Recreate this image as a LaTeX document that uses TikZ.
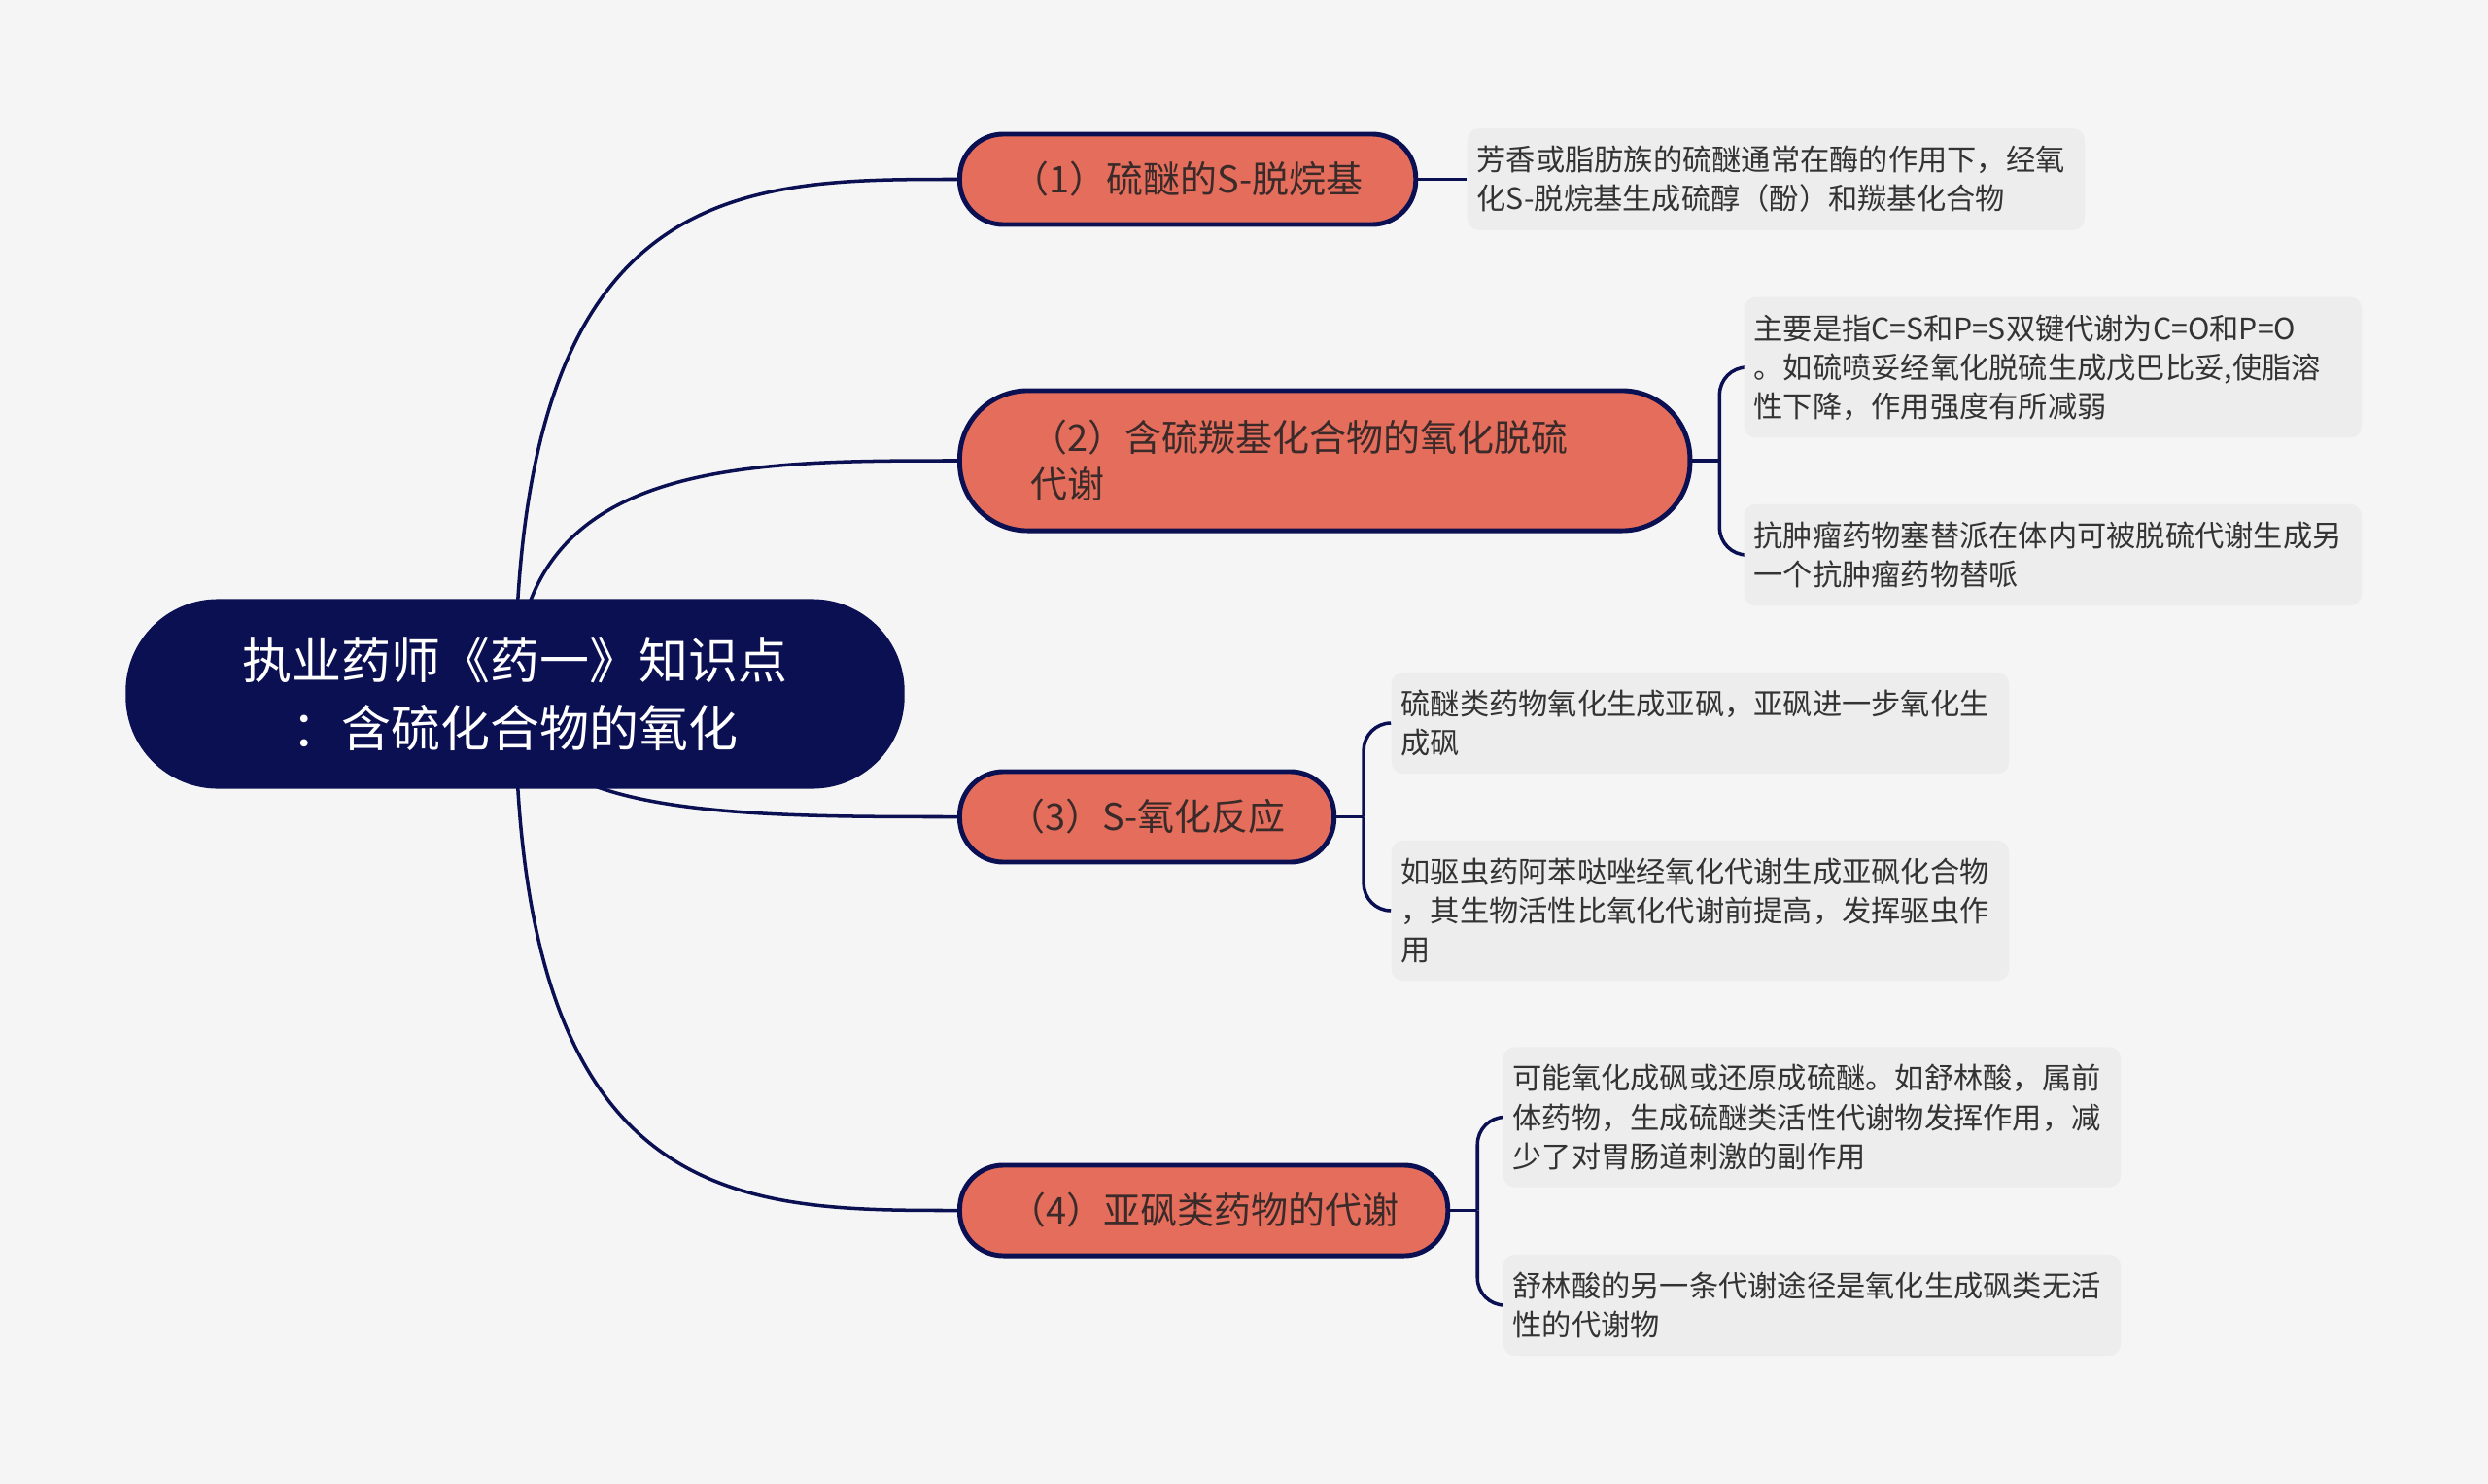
\documentclass[tikz,border=0pt]{standalone}
\usepackage{fontspec}
\setmainfont{Noto Sans CJK SC}
\usetikzlibrary{calc}

\definecolor{pagebg}{HTML}{F5F5F5}
\definecolor{navy}{HTML}{0B1052}
\definecolor{salmon}{HTML}{E46E5B}
\definecolor{leafgray}{HTML}{EDEDED}
\definecolor{branchtext}{HTML}{3A2A2A}
\definecolor{leaftext}{HTML}{333333}

\pgfdeclarelayer{bg}
\pgfdeclarelayer{wires}
\pgfsetlayers{bg,wires,main}

\begin{document}
\begin{tikzpicture}[x=0.01cm,y=-0.01cm,
  root/.style={rectangle,rounded corners=0.95cm,fill=navy,text=white,minimum width=8.01cm,minimum height=1.95cm,align=center,font=\fontsize{14.5}{20}\selectfont},
  branch/.style={rectangle,rounded corners=0.45cm,draw=navy,line width=1.4pt,fill=salmon,text=branchtext,anchor=west,minimum height=0.93cm,font=\fontsize{10.8}{13.7}\selectfont},
  leaf/.style={rectangle,rounded corners=0.12cm,fill=leafgray,text=leaftext,anchor=west,text width=6.15cm,inner xsep=0.1cm,inner ysep=0.18cm,align=left,font=\fontsize{8.6}{11.4}\selectfont},
  link/.style={draw=navy,line width=1pt}
]

% Page background
\begin{pgfonlayer}{bg}
\fill[pagebg] (0,0) rectangle (2560,1527);
\end{pgfonlayer}
\useasboundingbox (0,0) rectangle (2560,1527);

% Central topic
\node[root] (root) at (530,714) {执业药师《药一》知识点\\：含硫化合物的氧化};

% Four branches (left edges aligned)
\node[branch,minimum width=4.69cm] (b1) at (985,184.5) {（1）硫醚的S-脱烷基};
\node[branch,rounded corners=0.7cm,minimum height=1.44cm,text width=6.05cm,inner xsep=0.73cm,align=left] (b2) at (985,474) {（2）含硫羰基化合物的氧化脱硫\\代谢};
\node[branch,minimum width=3.85cm] (b3) at (985,840.5) {（3）S-氧化反应};
\node[branch,minimum width=5.02cm] (b4) at (985,1245.5) {（4）亚砜类药物的代谢};

% Notes for branch 1
\node[leaf] (l1) at (1509,184.5) {芳香或脂肪族的硫醚通常在酶的作用下，经氧\\化S-脱烷基生成硫醇（酚）和羰基化合物};

% Notes for branch 2
\node[leaf] (l2a) at (1794,378) {主要是指C=S和P=S双键代谢为C=O和P=O\\。如硫喷妥经氧化脱硫生成戊巴比妥,使脂溶\\性下降，作用强度有所减弱};
\node[leaf] (l2b) at (1794,571) {抗肿瘤药物塞替派在体内可被脱硫代谢生成另\\一个抗肿瘤药物替哌};

% Notes for branch 3
\node[leaf] (l3a) at (1431,744) {硫醚类药物氧化生成亚砜，亚砜进一步氧化生\\成砜};
\node[leaf] (l3b) at (1431,937) {如驱虫药阿苯哒唑经氧化代谢生成亚砜化合物\\，其生物活性比氧化代谢前提高，发挥驱虫作\\用};

% Notes for branch 4
\node[leaf] (l4a) at (1546,1149.5) {可能氧化成砜或还原成硫醚。如舒林酸，属前\\体药物，生成硫醚类活性代谢物发挥作用，减\\少了对胃肠道刺激的副作用};
\node[leaf] (l4b) at (1546,1343) {舒林酸的另一条代谢途径是氧化生成砜类无活\\性的代谢物};

% Curved links from the centre, drawn under the nodes
\begin{pgfonlayer}{wires}
\draw[link] (root.center) .. controls (root.center |- b1.west) and ($(root.center |- b1.west)!0.5!(b1.west)$) .. (b1.west);
\draw[link] (root.center) .. controls (root.center |- b2.west) and ($(root.center |- b2.west)!0.5!(b2.west)$) .. (b2.west);
\draw[link] (root.center) .. controls (root.center |- b3.west) and ($(root.center |- b3.west)!0.5!(b3.west)$) .. (b3.west);
\draw[link] (root.center) .. controls (root.center |- b4.west) and ($(root.center |- b4.west)!0.5!(b4.west)$) .. (b4.west);

% Branch 1 has a single note
\draw[link] (b1.east) -- (l1.west);

% Brackets to the notes
\coordinate (j2) at ([xshift=0.28cm]b2.east);
\draw[link] (b2.east) -- (j2);
\draw[link,rounded corners=0.28cm] (j2) |- (l2a.west);
\draw[link,rounded corners=0.28cm] (j2) |- (l2b.west);

\coordinate (j3) at ([xshift=0.28cm]b3.east);
\draw[link] (b3.east) -- (j3);
\draw[link,rounded corners=0.28cm] (j3) |- (l3a.west);
\draw[link,rounded corners=0.28cm] (j3) |- (l3b.west);

\coordinate (j4) at ([xshift=0.28cm]b4.east);
\draw[link] (b4.east) -- (j4);
\draw[link,rounded corners=0.28cm] (j4) |- (l4a.west);
\draw[link,rounded corners=0.28cm] (j4) |- (l4b.west);
\end{pgfonlayer}

\end{tikzpicture}
\end{document}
+ + + + +
Write down every line from the opening of the listing to the line with "(root) at (530,714)", both included, and nothing else; the pictures are omitted.

* [Answer to the exercise]
Recreate this image as a LaTeX document that uses TikZ.
\documentclass[tikz,border=0pt]{standalone}
\usepackage{fontspec}
\setmainfont{Noto Sans CJK SC}
\usetikzlibrary{calc}

\definecolor{pagebg}{HTML}{F5F5F5}
\definecolor{navy}{HTML}{0B1052}
\definecolor{salmon}{HTML}{E46E5B}
\definecolor{leafgray}{HTML}{EDEDED}
\definecolor{branchtext}{HTML}{3A2A2A}
\definecolor{leaftext}{HTML}{333333}

\pgfdeclarelayer{bg}
\pgfdeclarelayer{wires}
\pgfsetlayers{bg,wires,main}

\begin{document}
\begin{tikzpicture}[x=0.01cm,y=-0.01cm,
  root/.style={rectangle,rounded corners=0.95cm,fill=navy,text=white,minimum width=8.01cm,minimum height=1.95cm,align=center,font=\fontsize{14.5}{20}\selectfont},
  branch/.style={rectangle,rounded corners=0.45cm,draw=navy,line width=1.4pt,fill=salmon,text=branchtext,anchor=west,minimum height=0.93cm,font=\fontsize{10.8}{13.7}\selectfont},
  leaf/.style={rectangle,rounded corners=0.12cm,fill=leafgray,text=leaftext,anchor=west,text width=6.15cm,inner xsep=0.1cm,inner ysep=0.18cm,align=left,font=\fontsize{8.6}{11.4}\selectfont},
  link/.style={draw=navy,line width=1pt}
]

% Page background
\begin{pgfonlayer}{bg}
\fill[pagebg] (0,0) rectangle (2560,1527);
\end{pgfonlayer}
\useasboundingbox (0,0) rectangle (2560,1527);

% Central topic
\node[root] (root) at (530,714) {执业药师《药一》知识点\\：含硫化合物的氧化};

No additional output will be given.